Depuis quelques jours, les professionnels du secteur laitier se mobilisent un peu partout dans le pays pour alerter sur la situation. Un sit-in devait se tenir devant le siège du ministère de l’agriculture par  des éleveurs de vaches laitières et des producteurs de lait qui voulaient clamer leur colère, jeudi 20 janvier, à Rabat. Par ce sit-in, auquel n’adhèrent pas tous les professionnels du secteur, les contestataires, membres de la Fédération des producteurs de lait et des produits agricoles, entendaient dénoncer la situation qu’ils qualifient de «grave», et protester contre «l’absence d’une subvention financière pour aider le secteur à faire face à l’augmentation du coût de production». «En ce moment nous sommes dans une phase de crise. Tous les indicateurs sont au rouge, et cela se répercute d’ailleurs sur l’activité. Certains éleveurs jettent leur lait pour montrer leur désespoir !», a soufflé un éleveur dans la zone du Gharb, membre de cette Fédération, laquelle n’est pas reconnue par le ministère. A l’heure où nous mettions en ligne, l’on apprenait que les professionnels en colère ont été empêchés de tenir leur sit-in. Ce qui n’empêchera pas, confie une source proche du dossier, «une prochaine action après que les responsables ont ignoré nos revendications». «La situation est grave. On souffre énormément. Certains investisseurs n’en peuvent plus avec cette situation qui a poussé plusieurs producteurs à vendre leur ferme», laisse entendre notre éleveur du Gharb.

Du côté de la Fédération interprofessionnelle lait «Maroc Lait», on préfère choisir la voie de la négociation, comme nous l’a expliqué, cette semaine, le président Moulay M’Hamed El-Oultiti. Les discussions sont déjà engagées entre la Fédération «Maroc Lait» et le ministère de l’Agriculture, même si elles n’ont encore rien donné de concret, assure le président El-Oultiti dans un entretien téléphonique. «On a déjà mené des négociations avec le ministère pour mettre en place un contrat programme, dont toutes les clauses ont été identifiées et clarifiées. Le projet est maintenant entre les mains des ministères de l’agriculture et des finances», précise El-Oultiti. Il ajoutera: «On attend que ce contrat soit validé par les pouvoirs publics pour pouvoir essayer d’atténuer les difficultés des professionnels de la filière laitière». El-Oualtiti constate, toutefois,  que «ce contrat programme risque d’être dépassé par les événements ainsi que par les flambées des aliments simples importés et des aliments composés, suite à l’augmentation des cours des matières première à l’international».

Notons que plusieurs revendications des professionnels figurent dans ce contrat.
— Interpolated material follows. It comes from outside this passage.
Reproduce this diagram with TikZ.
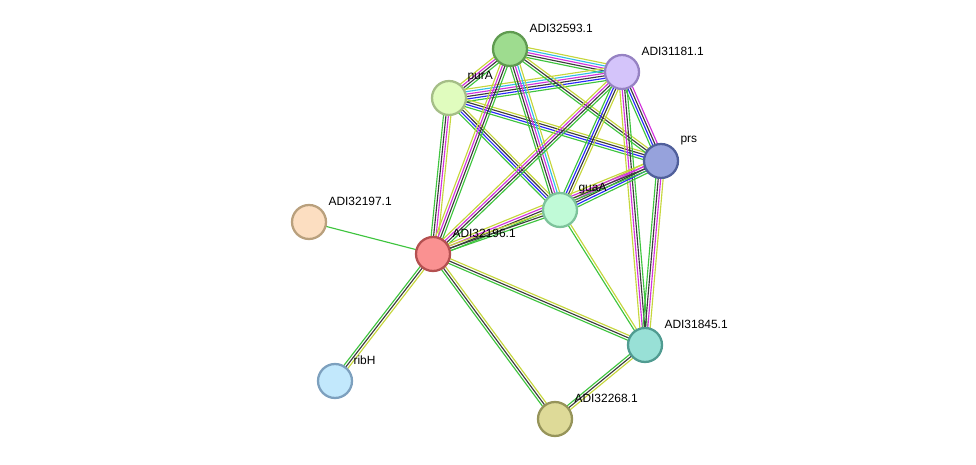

On cite, entre autres, une demande de subventions des génisses. «Le contrat prévoit une subvention des génisses produites par les éleveurs pour remédier à l’importation des génisses qui pèsent lourd et qui provoquent beaucoup de sortie de devises. Mais il y a aussi la demande d’une subvention des génisses d’importation. Car, notons-le, même dans les conditions difficiles, certains éleveurs souhaitent renouveler et renforcer leur cheptel», explique le Président de la Fédération interprofessionnelle lait «Maroc Lait», laquelle a, depuis octobre 2019, remplacé sa consœur la Fimalait en tant qu’interlocutrice représentative de la profession auprès des pouvoirs publics.

A noter enfin que les membres de cette instance professionnelle ont tenu, il y a quelques jours, une réunion avec la direction des filières au département de l’agriculture à ce sujet. Ils doivent se réunir prochainement avec le ministre de l’Agriculture pour décider des prochaines actions pour tenter de trouver des solutions aux difficultés de la filière laitière au Maroc.

La prochaine réunion à laquelle sont attendus les principaux responsables de cette Fédération pourrait être le coup d’envoi d’une nouvelle vague de protestations eu égard à la situation qualifiée par les professionnels de «dangereuse», souffle une source proche du dossier.